QBI is calculated separately for each eligible business, such that the partner/owner’s respective share of income and expenses can be calculated for each business.
QBI Exclusions and Limitations
Wage and Guaranteed Payments Exclusion from QBI
Salaries to S corporation owners and guaranteed payments allocated to partners in a partnership or members of an LLC are excluded from QBI. In addition, the owner taxpayer must take wages that are considered the going rate for their position.
W-2 Wage and Capital Limitation on QBI
If the owner taxpayer’s taxable income is below a threshold of $157,500 or $315,000 if filing a joint return, then the 20% of QBI deduction can be taken unhindered. If the owner taxpayer’s taxable income is above this threshold, the QBI deductible amount is subject to a limitation based on W-2 wages and/or capital (the unadjusted basis of certain business assets in Sec. 199A(b)(2)(B)). In this instance, the deductible QBI amount for the business is equal to the lesser of:
- 20% of the business’s QBI, or
- the greater of:
- 50% of the W-2 wages for the business, or
- 25% of the W-2 wages plus 2.5% of the business’s unadjusted basis in all qualified property.

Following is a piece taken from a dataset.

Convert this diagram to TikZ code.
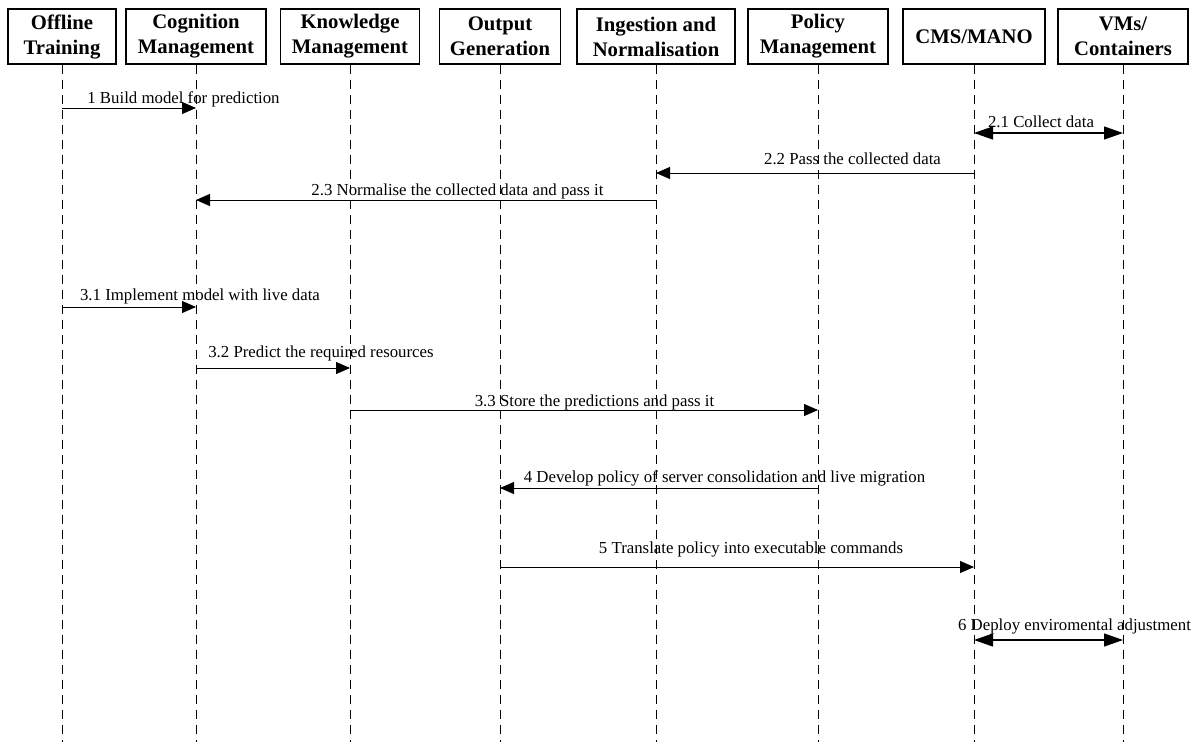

Specified Service Trade or Business Limitation
In addition to the wage and capital limitation, there is an additional limit based on specified service trades or businesses. Specified services defined under IRC Section 1202(e)(3)(A) include any trade or business involved the performance of services in the fields of health, law, accounting, actuarial science, performing arts, consulting, athletics, financial services, brokerage services, or any trade or business where the principal asset of such trade or business is the reputation or skill of one or more of its employees, any banking, insurance, financing, leasing, investing, or similar business, any farming business (including the business of raising or harvesting trees), any business involving the production or extraction of products of a character with respect to which a deduction is allowable under section 613 or 613A, and any business of operating a hotel, motel, restaurant, or similar business.
The specified service trade or business exclusion does not apply to the extent the taxpayer’s taxable income does not exceed certain thresholds: $207,500 or $415,000 for joint filers. Application of this exclusion is phased-in for income exceeding $157,500 and $315,000 for joint filers. In computing the QBI with respect to a specified service trade or business, the taxpayer takes into account only the applicable percentage of qualified items of income, gain, deduction, or loss, and of allocable W-2 Wages and qualified property.
How a Retirement Plan and Other Employee Benefits Can Help Maximize the QBI Deduction
Pretax deductions for a retirement plan or certain employee benefits can reduce the taxable income below exclusion thresholds.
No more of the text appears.